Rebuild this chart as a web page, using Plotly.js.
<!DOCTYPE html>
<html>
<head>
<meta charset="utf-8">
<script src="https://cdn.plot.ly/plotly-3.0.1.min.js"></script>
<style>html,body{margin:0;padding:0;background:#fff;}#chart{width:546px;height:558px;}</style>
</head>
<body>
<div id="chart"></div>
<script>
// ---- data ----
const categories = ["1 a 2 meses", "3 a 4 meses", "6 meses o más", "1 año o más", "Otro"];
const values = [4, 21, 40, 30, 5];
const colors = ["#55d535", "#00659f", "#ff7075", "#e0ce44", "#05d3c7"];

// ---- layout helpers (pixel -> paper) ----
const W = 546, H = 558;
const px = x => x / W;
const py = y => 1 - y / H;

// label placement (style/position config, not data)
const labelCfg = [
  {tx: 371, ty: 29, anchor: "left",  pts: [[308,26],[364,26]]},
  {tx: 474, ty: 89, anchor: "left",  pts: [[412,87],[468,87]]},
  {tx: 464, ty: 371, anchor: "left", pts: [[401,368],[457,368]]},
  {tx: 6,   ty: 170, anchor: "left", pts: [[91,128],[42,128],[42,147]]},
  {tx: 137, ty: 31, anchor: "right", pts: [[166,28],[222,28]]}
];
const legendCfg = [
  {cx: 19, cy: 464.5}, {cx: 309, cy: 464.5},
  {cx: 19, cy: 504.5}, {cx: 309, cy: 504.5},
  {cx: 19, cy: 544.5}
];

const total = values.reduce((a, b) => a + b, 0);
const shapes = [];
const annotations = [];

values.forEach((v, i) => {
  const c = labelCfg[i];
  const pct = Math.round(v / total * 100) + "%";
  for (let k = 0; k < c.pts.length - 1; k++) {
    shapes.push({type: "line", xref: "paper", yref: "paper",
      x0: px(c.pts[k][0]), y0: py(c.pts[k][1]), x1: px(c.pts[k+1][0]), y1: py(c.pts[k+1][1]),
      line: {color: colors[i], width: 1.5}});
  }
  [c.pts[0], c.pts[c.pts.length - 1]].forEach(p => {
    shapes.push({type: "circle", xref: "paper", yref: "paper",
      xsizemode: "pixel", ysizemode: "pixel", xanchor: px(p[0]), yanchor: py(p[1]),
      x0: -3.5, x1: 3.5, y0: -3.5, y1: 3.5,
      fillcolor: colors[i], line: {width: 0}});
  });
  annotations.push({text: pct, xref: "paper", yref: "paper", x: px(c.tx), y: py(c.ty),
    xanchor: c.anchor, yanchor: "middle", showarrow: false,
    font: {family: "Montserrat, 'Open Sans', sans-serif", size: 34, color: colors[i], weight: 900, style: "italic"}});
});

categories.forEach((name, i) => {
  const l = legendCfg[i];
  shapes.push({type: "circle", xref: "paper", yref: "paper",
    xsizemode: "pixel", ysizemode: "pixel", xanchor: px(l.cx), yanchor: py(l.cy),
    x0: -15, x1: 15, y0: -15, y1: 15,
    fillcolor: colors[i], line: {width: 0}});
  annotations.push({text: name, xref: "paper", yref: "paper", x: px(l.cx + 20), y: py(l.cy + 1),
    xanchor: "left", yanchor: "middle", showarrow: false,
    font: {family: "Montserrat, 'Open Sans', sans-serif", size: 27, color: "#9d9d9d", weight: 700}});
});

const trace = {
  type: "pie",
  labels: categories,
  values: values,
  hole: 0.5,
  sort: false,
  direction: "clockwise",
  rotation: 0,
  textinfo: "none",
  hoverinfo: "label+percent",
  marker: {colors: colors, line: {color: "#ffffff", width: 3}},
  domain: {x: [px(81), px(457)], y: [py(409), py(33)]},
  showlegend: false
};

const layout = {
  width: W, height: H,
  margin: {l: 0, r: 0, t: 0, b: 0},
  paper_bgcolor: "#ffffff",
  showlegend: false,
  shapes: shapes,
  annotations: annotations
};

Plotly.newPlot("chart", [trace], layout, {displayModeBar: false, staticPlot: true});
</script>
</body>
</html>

◆ **REQUIREMENTS**
Output all of the data again. Match it exactly.

◆ **ANSWER FOR THE TASK**
Rebuild this chart as a web page, using Plotly.js.
<!DOCTYPE html>
<html>
<head>
<meta charset="utf-8">
<script src="https://cdn.plot.ly/plotly-3.0.1.min.js"></script>
<style>html,body{margin:0;padding:0;background:#fff;}#chart{width:546px;height:558px;}</style>
</head>
<body>
<div id="chart"></div>
<script>
// ---- data ----
const categories = ["1 a 2 meses", "3 a 4 meses", "6 meses o más", "1 año o más", "Otro"];
const values = [4, 21, 40, 30, 5];
const colors = ["#55d535", "#00659f", "#ff7075", "#e0ce44", "#05d3c7"];

// ---- layout helpers (pixel -> paper) ----
const W = 546, H = 558;
const px = x => x / W;
const py = y => 1 - y / H;

// label placement (style/position config, not data)
const labelCfg = [
  {tx: 371, ty: 29, anchor: "left",  pts: [[308,26],[364,26]]},
  {tx: 474, ty: 89, anchor: "left",  pts: [[412,87],[468,87]]},
  {tx: 464, ty: 371, anchor: "left", pts: [[401,368],[457,368]]},
  {tx: 6,   ty: 170, anchor: "left", pts: [[91,128],[42,128],[42,147]]},
  {tx: 137, ty: 31, anchor: "right", pts: [[166,28],[222,28]]}
];
const legendCfg = [
  {cx: 19, cy: 464.5}, {cx: 309, cy: 464.5},
  {cx: 19, cy: 504.5}, {cx: 309, cy: 504.5},
  {cx: 19, cy: 544.5}
];

const total = values.reduce((a, b) => a + b, 0);
const shapes = [];
const annotations = [];

values.forEach((v, i) => {
  const c = labelCfg[i];
  const pct = Math.round(v / total * 100) + "%";
  for (let k = 0; k < c.pts.length - 1; k++) {
    shapes.push({type: "line", xref: "paper", yref: "paper",
      x0: px(c.pts[k][0]), y0: py(c.pts[k][1]), x1: px(c.pts[k+1][0]), y1: py(c.pts[k+1][1]),
      line: {color: colors[i], width: 1.5}});
  }
  [c.pts[0], c.pts[c.pts.length - 1]].forEach(p => {
    shapes.push({type: "circle", xref: "paper", yref: "paper",
      xsizemode: "pixel", ysizemode: "pixel", xanchor: px(p[0]), yanchor: py(p[1]),
      x0: -3.5, x1: 3.5, y0: -3.5, y1: 3.5,
      fillcolor: colors[i], line: {width: 0}});
  });
  annotations.push({text: pct, xref: "paper", yref: "paper", x: px(c.tx), y: py(c.ty),
    xanchor: c.anchor, yanchor: "middle", showarrow: false,
    font: {family: "Montserrat, 'Open Sans', sans-serif", size: 34, color: colors[i], weight: 900, style: "italic"}});
});

categories.forEach((name, i) => {
  const l = legendCfg[i];
  shapes.push({type: "circle", xref: "paper", yref: "paper",
    xsizemode: "pixel", ysizemode: "pixel", xanchor: px(l.cx), yanchor: py(l.cy),
    x0: -15, x1: 15, y0: -15, y1: 15,
    fillcolor: colors[i], line: {width: 0}});
  annotations.push({text: name, xref: "paper", yref: "paper", x: px(l.cx + 20), y: py(l.cy + 1),
    xanchor: "left", yanchor: "middle", showarrow: false,
    font: {family: "Montserrat, 'Open Sans', sans-serif", size: 27, color: "#9d9d9d", weight: 700}});
});

const trace = {
  type: "pie",
  labels: categories,
  values: values,
  hole: 0.5,
  sort: false,
  direction: "clockwise",
  rotation: 0,
  textinfo: "none",
  hoverinfo: "label+percent",
  marker: {colors: colors, line: {color: "#ffffff", width: 3}},
  domain: {x: [px(81), px(457)], y: [py(409), py(33)]},
  showlegend: false
};

const layout = {
  width: W, height: H,
  margin: {l: 0, r: 0, t: 0, b: 0},
  paper_bgcolor: "#ffffff",
  showlegend: false,
  shapes: shapes,
  annotations: annotations
};

Plotly.newPlot("chart", [trace], layout, {displayModeBar: false, staticPlot: true});
</script>
</body>
</html>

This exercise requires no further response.